Zum Ende der ersten Hälfte kamen dann drei Freunde hinzu, dessen Sichtweisen abwechselnd beschrieben wurden. Gegenwart und Vergangenheit wurden hier gemixt, sodass man die Figuren recht gut kennenlernen konnte. Leider hat es mir auch hier ein wenig an Tiefe gefehlt.

Grundsätzlich hatte ich das Gefühl, auf keinen richtigen Höhepunkt hinzufiebern. Besonders die ersten 300 Seiten kamen mir eher wie eine Ablaufbeschreibung der Reality Show vor.

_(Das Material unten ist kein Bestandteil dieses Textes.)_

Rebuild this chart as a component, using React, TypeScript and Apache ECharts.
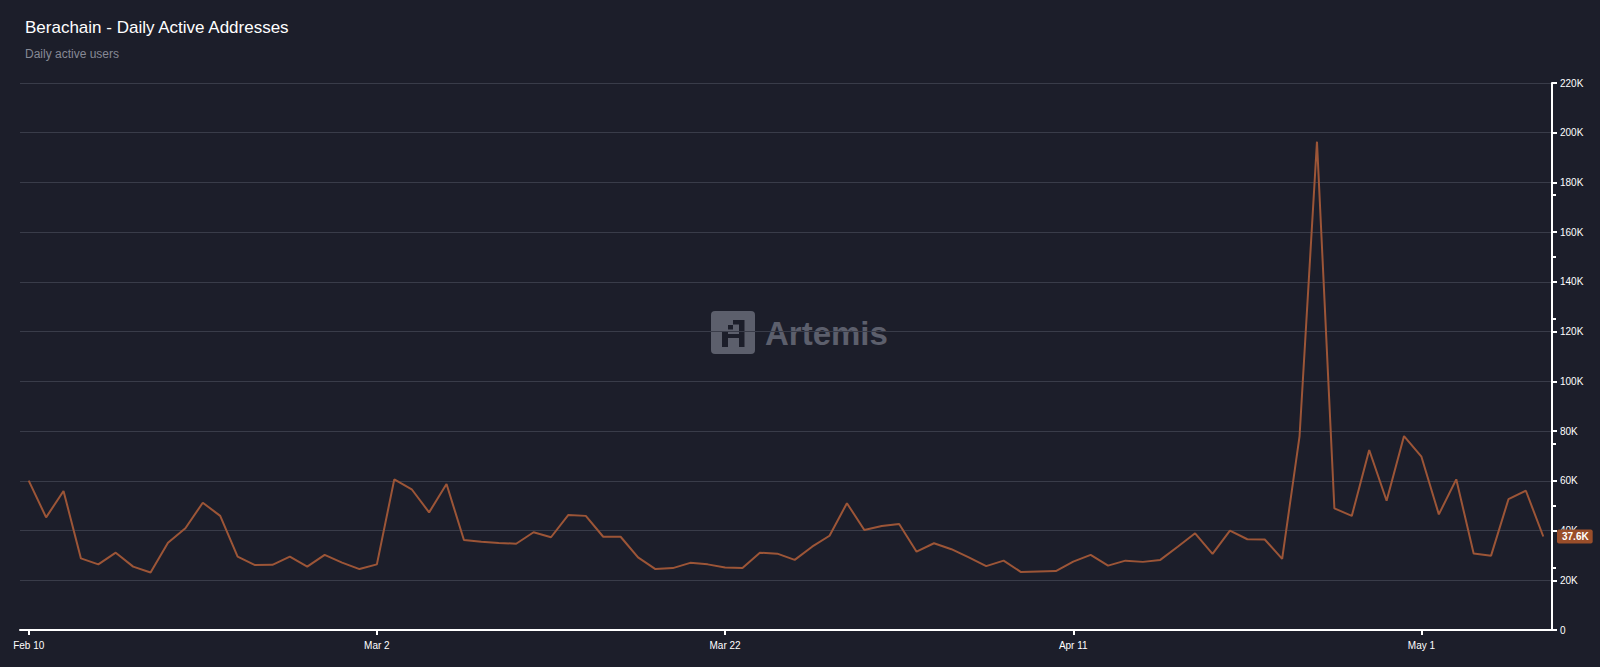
import React, { useEffect, useRef } from "react";
import * as echarts from "echarts";

const startDate = "2025-02-10";
const dayCount = 88;

// Daily active addresses, in thousands
const activeK: number[] = [
  60.1, 45.3, 55.9, 28.8, 26.4, 31.1, 25.5, 23.1, 35.1, 40.9,
  51.2, 45.9, 29.5, 26.1, 26.2, 29.5, 25.5, 30.2, 27.1, 24.5,
  26.4, 60.6, 56.6, 47.3, 58.7, 36.2, 35.5, 35.0, 34.7, 39.3,
  37.3, 46.3, 45.9, 37.5, 37.5, 29.2, 24.5, 24.9, 27.0, 26.4,
  25.1, 24.9, 31.1, 30.7, 28.2, 33.5, 37.9, 51.0, 40.2, 41.8,
  42.6, 31.5, 34.9, 32.5, 29.2, 25.7, 27.9, 23.3, 23.5, 23.7,
  27.5, 30.2, 25.9, 27.9, 27.4, 28.2, 33.5, 38.9, 30.6, 40.0,
  36.5, 36.4, 28.6, 78.0, 196.4, 48.9, 45.9, 72.4, 52.0, 78.0,
  69.7, 46.5, 60.6, 30.8, 29.9, 52.6, 56.0, 37.6,
];

const monthNames = ["Jan", "Feb", "Mar", "Apr", "May", "Jun", "Jul", "Aug", "Sep", "Oct", "Nov", "Dec"];

function buildDates(): string[] {
  const out: string[] = [];
  const d0 = new Date(startDate + "T00:00:00Z");
  for (let i = 0; i < dayCount; i++) {
    const d = new Date(d0.getTime() + i * 86400000);
    out.push(monthNames[d.getUTCMonth()] + " " + d.getUTCDate());
  }
  return out;
}

const dates = buildDates();
const values = activeK.map((v) => Math.round(v * 1000));
const lastValue = values[values.length - 1];

const BG = "#1c1e2a";
const LINE = "#9c5537";
const FONT = "'Liberation Sans', Arial, sans-serif";
const WM = "#5c5f6c";

export default function App() {
  const ref = useRef<HTMLDivElement>(null);
  useEffect(() => {
    if (!ref.current) return;
    const chart = echarts.init(ref.current, undefined, { renderer: "svg" });
    chart.setOption({
      animation: false,
      backgroundColor: BG,
      textStyle: { fontFamily: FONT },
      title: {
        text: "Berachain - Daily Active Addresses",
        subtext: "Daily active users",
        left: 20,
        top: 14,
        itemGap: 12,
        textStyle: { color: "#ffffff", fontSize: 17, fontWeight: "normal", fontFamily: FONT },
        subtextStyle: { color: "#868995", fontSize: 12, fontFamily: FONT },
      },
      grid: { left: 20, right: 48, top: 83, bottom: 37, containLabel: false },
      graphic: [
        {
          type: "group",
          silent: true,
          z: 0,
          children: [
            { type: "rect", shape: { x: 711, y: 311, width: 44, height: 43, r: 4 }, style: { fill: WM } },
            { type: "rect", shape: { x: 739, y: 320, width: 5.5, height: 27 }, style: { fill: BG } },
            { type: "rect", shape: { x: 733, y: 320, width: 11, height: 4.5 }, style: { fill: BG } },
            { type: "rect", shape: { x: 728, y: 325, width: 5, height: 4.5 }, style: { fill: BG } },
            { type: "rect", shape: { x: 722, y: 331, width: 6, height: 16 }, style: { fill: BG } },
            { type: "rect", shape: { x: 722, y: 334, width: 22, height: 4 }, style: { fill: BG } },
            {
              type: "text",
              x: 765,
              y: 333,
              style: {
                text: "Artemis",
                fill: WM,
                font: "bold 33px " + FONT,
                verticalAlign: "middle",
              },
            },
          ],
        },
      ],
      xAxis: {
        type: "category",
        data: dates,
        boundaryGap: true,
        axisLine: { show: true, lineStyle: { color: "#ffffff", width: 2 } },
        axisTick: { show: true, interval: 19, alignWithLabel: true, length: 5, lineStyle: { color: "#ffffff", width: 2 } },
        axisLabel: { interval: 19, color: "#ffffff", fontSize: 10, margin: 10, fontFamily: FONT },
        splitLine: { show: false },
      },
      yAxis: [
        {
          type: "value",
          position: "right",
          min: 0,
          max: 220000,
          interval: 20000,
          axisLine: { show: true, lineStyle: { color: "#ffffff", width: 2 } },
          axisTick: { show: true, length: 5, lineStyle: { color: "#ffffff", width: 2 } },
          axisLabel: {
            color: "#ffffff",
            fontSize: 10,
            margin: 8,
            fontFamily: FONT,
            formatter: (v: number) => (v === 0 ? "0" : v / 1000 + "K"),
          },
          splitLine: { show: true, lineStyle: { color: "#393c49", width: 1 } },
        },
        {
          type: "value",
          position: "right",
          min: 0,
          max: 220000,
          interval: 25000,
          axisLine: { show: false },
          axisTick: { show: true, length: 4, lineStyle: { color: "#ffffff", width: 2 } },
          axisLabel: { show: false },
          splitLine: { show: false },
        },
      ],
      series: [
        {
          type: "line",
          data: values,
          yAxisIndex: 0,
          showSymbol: false,
          symbol: "none",
          lineStyle: { color: LINE, width: 2 },
          itemStyle: { color: LINE },
          z: 3,
          markLine: {
            silent: true,
            symbol: "none",
            lineStyle: { color: "rgba(0,0,0,0)", width: 0 },
            data: [{ yAxis: lastValue }],
            label: {
              show: true,
              position: "end",
              distance: 5,
              formatter: (lastValue / 1000).toFixed(1) + "K",
              color: "#ffffff",
              fontSize: 10,
              fontWeight: "bold",
              backgroundColor: "#9a4e2a",
              padding: [2, 4, 2, 5],
              borderRadius: 2,
              fontFamily: FONT,
            },
          },
        },
        {
          type: "line",
          yAxisIndex: 1,
          data: [],
          showSymbol: false,
        },
      ],
    });
    return () => chart.dispose();
  }, []);
  return (
    <div
      ref={ref}
      style={{ position: "fixed", left: 0, top: 0, width: 1600, height: 667, background: BG }}
    />
  );
}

Erst auf den letzten 100-150 Seiten hat sich die Spannung richtig aufgebaut, davor haben mir "Hinweise" oder Anspielungen auf die Auflösung gefehlt. Diese war leider auch eher unspektakulär und hinsichtlich der vielen Perspektiven recht schwer nachzuvollziehen.

Insgesamt bewerte ich Reality Show jedoch trotz der kleinen Kritikpunkt als gutes Buch! Es ist empfehlenswert für Leser, die sich für Bücher mit politischem Hintergrund interessieren und keinen Psychothriller suchen - ich würde das Buch eher als Jugendthriller beschreiben, was es allerdings keinesfalls schlecht macht! Anne Freytag ist wieder eine tolle Geschichte gelungen, die man perfekt eingekuschelt auf dem Sofa lesen kann!